--- Material provided ---
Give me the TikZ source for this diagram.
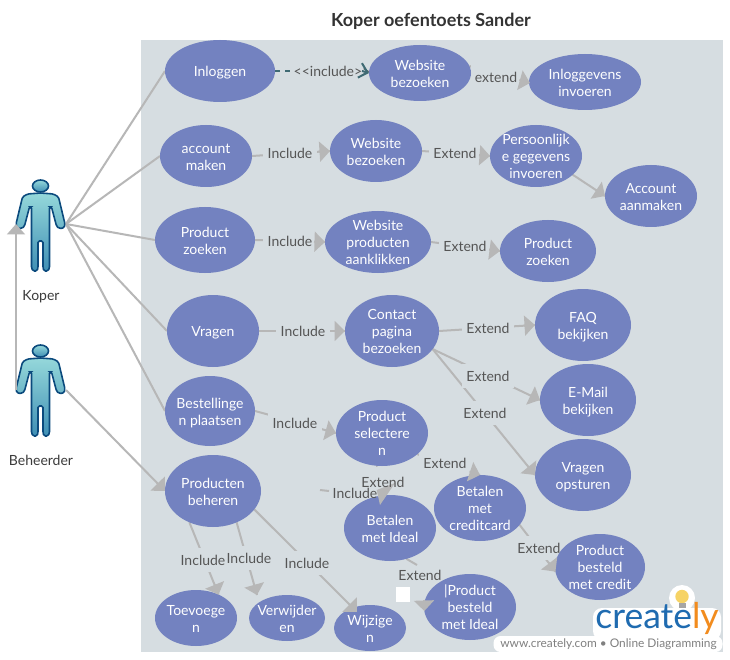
\documentclass[tikz,border=0pt]{standalone}
\usepackage{fontspec}
\setmainfont{Lato}
\usetikzlibrary{arrows.meta,shapes.geometric,calc,backgrounds}
\definecolor{panel}{HTML}{D6DDE1}
\definecolor{ucfill}{HTML}{7382C0}
\definecolor{conn}{HTML}{B7B7B7}
\definecolor{lab}{HTML}{555555}
\definecolor{dashc}{HTML}{3F6A73}
\definecolor{actline}{HTML}{0B4A7D}
\definecolor{acttop}{HTML}{95D8DA}
\definecolor{actbot}{HTML}{3F8FB5}
\definecolor{logob}{HTML}{1F6BB0}
\definecolor{logoo}{HTML}{F28C1E}
\definecolor{bulb}{HTML}{F6D365}
\tikzset{
 every node/.style={font=\fontsize{14}{17}\selectfont},
 ucase/.style={ellipse,fill=ucfill,text=white,inner sep=0pt,outer sep=0pt},
 lblp/.style={text=lab,inner sep=1pt},
 rel/.style={draw=conn,line width=2pt,-{Triangle[length=10.5pt,width=20pt,fill=conn]}},
 plain/.style={draw=conn,line width=2pt},
 actor/.pic={
  \path[top color=acttop,bottom color=actbot,draw=actline,line width=1.6pt]
   (0,-7) ellipse [x radius=8,y radius=6];
  \path[top color=acttop,bottom color=actbot,draw=actline,line width=1.6pt,rounded corners=1.5pt]
   (0,0) -- (13,1) -- (18,4) -- (24.5,31) -- (23.5,35) -- (18.5,35.5) -- (16,33) -- (11,14) -- (9,14)
   -- (9,75) -- (7.5,78) -- (3.5,78) -- (2.5,75) -- (2.5,48) -- (-2.5,48) -- (-2.5,75) -- (-3.5,78) -- (-7.5,78)
   -- (-9,75) -- (-9,14) -- (-11,14) -- (-16,33) -- (-18.5,35.5) -- (-23.5,35) -- (-24.5,31) -- (-18,4) -- (-13,1) -- cycle;
 }
}
\newcommand\UC[6]{\node[ucase,minimum width=#4*2pt,minimum height=#5*2pt] (#1) at (#2,#3)
 {\smash{\makebox[0pt]{\raisebox{-6pt}{\begin{tabular}{@{}c@{}}#6\end{tabular}}}}};}
\newcommand\Lab[4]{\node[lblp] (#1) at (#2,#3) {#4};
 \begin{pgfonlayer}{background}\fill[panel] ($(#1.south west)+(-3,6)$) rectangle ($(#1.north east)+(3,-6)$);\end{pgfonlayer}}
\newcommand\Conn[2]{\begin{pgfonlayer}{background}\draw[plain] (#1) -- (#2);\end{pgfonlayer}}
\newcommand\Head[2]{\draw[rel] ($(#2)!11pt!(#1)$) -- (#2);}
\begin{document}
\begin{tikzpicture}[x=1pt,y=-1pt]
\useasboundingbox (0,0) rectangle (730,660);
\begin{pgfonlayer}{background}
\fill[white] (0,0) rectangle (730,660);
\fill[panel] (141,40) rectangle (723,652);
\end{pgfonlayer}
\node[font=\fontsize{18}{20}\bfseries\selectfont,text=black!80] (title) at (431,21) {Koper oefentoets Sander};

\UC{inl}{220}{71}{55}{31}{Inloggen}
\UC{web}{420}{73}{51}{28}{Website\\bezoeken}
\UC{inv}{585}{82}{56}{28}{Inloggevens\\invoeren}
\UC{acc}{206}{156}{46}{31}{account\\maken}
\UC{webb}{376}{151}{46}{31}{Website\\bezoeken}
\UC{per}{536}{156}{46}{31}{Persoonlijk\\e gegevens\\invoeren}
\UC{aan}{651}{196}{46}{31}{Account\\aanmaken}
\UC{zoe}{205}{240}{50}{33}{Product\\zoeken}
\UC{wpr}{378}{242}{53}{31}{Website\\producten\\aanklikken}
\UC{zoeb}{548}{251}{48}{31}{Product\\zoeken}
\UC{vra}{213}{331}{46}{36}{Vragen}
\UC{con}{392}{331}{47}{36}{Contact\\pagina\\bezoeken}
\UC{faq}{583}{325}{48}{36}{FAQ\\bekijken}
\UC{mail}{588}{400}{48}{36}{E-Mail\\bekijken}
\UC{bes}{210}{411}{45}{35}{Bestellinge\\n plaatsen}
\UC{sel}{382}{433}{46}{33}{Product\\selectere\\n}
\UC{ops}{583}{475}{48}{36}{Vragen\\opsturen}
\UC{beh}{213}{491}{48}{36}{Producten\\beheren}
\UC{cre}{480}{508}{46}{33}{Betalen\\met\\creditcard}
\UC{ide}{390}{528}{46}{33}{Betalen\\met Ideal}
\UC{bcr}{600}{567}{45}{33}{Product\\besteld\\met credit}
\UC{bid}{470}{607}{46}{33}{|Product\\besteld\\met Ideal}
\UC{toe}{196}{618}{41}{28}{Toevoege\\n}
\UC{ver}{287}{618}{38}{23}{Verwijder\\en}
\UC{wij}{370}{628}{36}{23}{Wijzige\\n}

% actors
\pic at (40.5,193) {actor};
\pic at (40.5,358) {actor};
\node[text=lab!70!black] (kop) at (41,297) {Koper};
\node[text=lab!70!black] (bhd) at (41,460) {Beheerder};
\coordinate (kh) at (66,224);
\coordinate (bh) at (66,390);
\coordinate (kl) at (16,224);
\coordinate (bl) at (16,390);
\coordinate (d1) at (291,71);
\coordinate (d2) at (362,71);
\coordinate (invt) at (530,83);
\coordinate (i1) at (320,490);
\coordinate (i2) at (329,491);
\coordinate (s1) at (376,466);
\coordinate (ha) at (376.7,490);
\coordinate (hb) at (395,483);
\coordinate (hc) at (380,505);
\coordinate (e1) at (417,565);
\coordinate (bt) at (424,600);
\coordinate (vt) at (257,595);
\coordinate (wt) at (357,612);

% lines below the ellipses
\Conn{kh}{inl.west}
\Conn{kh}{acc.west}
\Conn{kh}{zoe.west}
\Conn{kh}{vra.west}
\Conn{kh}{bes.west}
\begin{pgfonlayer}{background}
\draw[dashc,line width=2pt,dash pattern=on 5pt off 5pt] (inl.east) -- (d1);
\end{pgfonlayer}
\Conn{web.8}{invt}
\Conn{acc.east}{webb.west}
\Conn{webb.east}{per.west}
\Conn{per.-27}{aan.west}
\Conn{zoe.east}{wpr.west}
\Conn{wpr.east}{zoeb.west}
\Conn{vra.east}{con.west}
\Conn{con.east}{faq.west}
\Conn{con.-24}{mail.west}
\Conn{con.-24}{ops.west}
\Conn{bes.east}{sel.west}
\Conn{sel.-31}{cre.north}
\Conn{cre.-23}{bcr.186}
\Conn{beh.-127}{toe.46}
\Conn{beh.-53}{vt}
\Conn{beh.-24}{wt}
\Conn{i1}{i2}
\Conn{sel.-98}{s1}
\Conn{ide.-62}{e1}

% labels
\node[lblp] (l1) at (332,71) {<{}<include>{}>};
\Lab{l2}{496}{77}{extend}
\Lab{l3}{290}{153}{Include}
\Lab{l4}{455}{153}{Extend}
\Lab{l5}{290}{241}{Include}
\Lab{l6}{465}{246}{Extend}
\Lab{l7}{303}{331}{Include}
\Lab{l8}{488}{328}{Extend}
\Lab{l9}{488}{376}{Extend}
\Lab{l10}{485}{413}{Extend}
\Lab{l11}{295}{423}{Include}
\Lab{l12}{445}{463}{Extend}
\Lab{l15}{539}{548}{Extend}
\Lab{l17}{203}{560}{Include}
\Lab{l18}{249}{558}{Include}
\Lab{l19}{307}{563}{Include}

% arrow heads above the ellipses
\draw[draw=conn,line width=2pt,-{Triangle[length=10.5pt,width=18pt,fill=conn]}] (bl) -- (kl);
\draw[rel] (bh) -- (beh.west);
\draw[dashc,line width=2pt,-{Straight Barb[length=8pt,width=15pt]}] (d2) -- (web.west);
\Head{web.8}{invt}
\Head{acc.east}{webb.west}
\Head{webb.east}{per.west}
\Head{per.-27}{aan.west}
\Head{zoe.east}{wpr.west}
\Head{wpr.east}{zoeb.west}
\Head{vra.east}{con.west}
\Head{con.east}{faq.west}
\Head{con.-24}{mail.west}
\Head{con.-24}{ops.west}
\Head{bes.east}{sel.west}
\Head{sel.-31}{cre.north}
\Head{cre.-23}{bcr.186}
\Head{beh.-127}{toe.46}
\Head{beh.-53}{vt}
\Head{beh.-24}{wt}
\fill[conn] (ha) -- (hb) -- (hc) -- cycle;
\node[lblp] (l13) at (355,493) {Include};
\node[lblp] (l14) at (383,482) {Extend};
\node[lblp] (l16) at (420,575) {Extend};
\draw[rel] (bt) -- (bid.185);
\node[fill=white,inner sep=0pt,minimum size=14.5pt] (sq) at (403,594.5) {};

% logo
\fill[white] (682,598) circle (13);
\fill[white,rounded corners=9pt] (593,608) rectangle (721,640);
\node[fill=white,rounded corners=7pt,inner sep=0pt,minimum width=229pt,minimum height=16pt] (www) at (608,644) {};
\node[text=lab!75,inner sep=0pt,font=\fontsize{11.9}{14}\selectfont] (wwt) at (608.5,644) {www.creately.com • Online Diagramming};
\fill[bulb] (682,596.5) circle (6.7);
\fill[gray!70] (678.5,603) rectangle (685.5,608);
\node[anchor=base,inner sep=0pt,font=\fontsize{35.5}{36}\selectfont,text=logob] (logo) at (657,628) {create\textcolor{logoo}{ly}};
\end{tikzpicture}
\end{document}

--- Exercise requirements ---
Only the lines from the start of the material through the line containing "(title) at (431,21)" should be transcribed. Pictures stay out.

--- Answer to this task ---
Give me the TikZ source for this diagram.
\documentclass[tikz,border=0pt]{standalone}
\usepackage{fontspec}
\setmainfont{Lato}
\usetikzlibrary{arrows.meta,shapes.geometric,calc,backgrounds}
\definecolor{panel}{HTML}{D6DDE1}
\definecolor{ucfill}{HTML}{7382C0}
\definecolor{conn}{HTML}{B7B7B7}
\definecolor{lab}{HTML}{555555}
\definecolor{dashc}{HTML}{3F6A73}
\definecolor{actline}{HTML}{0B4A7D}
\definecolor{acttop}{HTML}{95D8DA}
\definecolor{actbot}{HTML}{3F8FB5}
\definecolor{logob}{HTML}{1F6BB0}
\definecolor{logoo}{HTML}{F28C1E}
\definecolor{bulb}{HTML}{F6D365}
\tikzset{
 every node/.style={font=\fontsize{14}{17}\selectfont},
 ucase/.style={ellipse,fill=ucfill,text=white,inner sep=0pt,outer sep=0pt},
 lblp/.style={text=lab,inner sep=1pt},
 rel/.style={draw=conn,line width=2pt,-{Triangle[length=10.5pt,width=20pt,fill=conn]}},
 plain/.style={draw=conn,line width=2pt},
 actor/.pic={
  \path[top color=acttop,bottom color=actbot,draw=actline,line width=1.6pt]
   (0,-7) ellipse [x radius=8,y radius=6];
  \path[top color=acttop,bottom color=actbot,draw=actline,line width=1.6pt,rounded corners=1.5pt]
   (0,0) -- (13,1) -- (18,4) -- (24.5,31) -- (23.5,35) -- (18.5,35.5) -- (16,33) -- (11,14) -- (9,14)
   -- (9,75) -- (7.5,78) -- (3.5,78) -- (2.5,75) -- (2.5,48) -- (-2.5,48) -- (-2.5,75) -- (-3.5,78) -- (-7.5,78)
   -- (-9,75) -- (-9,14) -- (-11,14) -- (-16,33) -- (-18.5,35.5) -- (-23.5,35) -- (-24.5,31) -- (-18,4) -- (-13,1) -- cycle;
 }
}
\newcommand\UC[6]{\node[ucase,minimum width=#4*2pt,minimum height=#5*2pt] (#1) at (#2,#3)
 {\smash{\makebox[0pt]{\raisebox{-6pt}{\begin{tabular}{@{}c@{}}#6\end{tabular}}}}};}
\newcommand\Lab[4]{\node[lblp] (#1) at (#2,#3) {#4};
 \begin{pgfonlayer}{background}\fill[panel] ($(#1.south west)+(-3,6)$) rectangle ($(#1.north east)+(3,-6)$);\end{pgfonlayer}}
\newcommand\Conn[2]{\begin{pgfonlayer}{background}\draw[plain] (#1) -- (#2);\end{pgfonlayer}}
\newcommand\Head[2]{\draw[rel] ($(#2)!11pt!(#1)$) -- (#2);}
\begin{document}
\begin{tikzpicture}[x=1pt,y=-1pt]
\useasboundingbox (0,0) rectangle (730,660);
\begin{pgfonlayer}{background}
\fill[white] (0,0) rectangle (730,660);
\fill[panel] (141,40) rectangle (723,652);
\end{pgfonlayer}
\node[font=\fontsize{18}{20}\bfseries\selectfont,text=black!80] (title) at (431,21) {Koper oefentoets Sander};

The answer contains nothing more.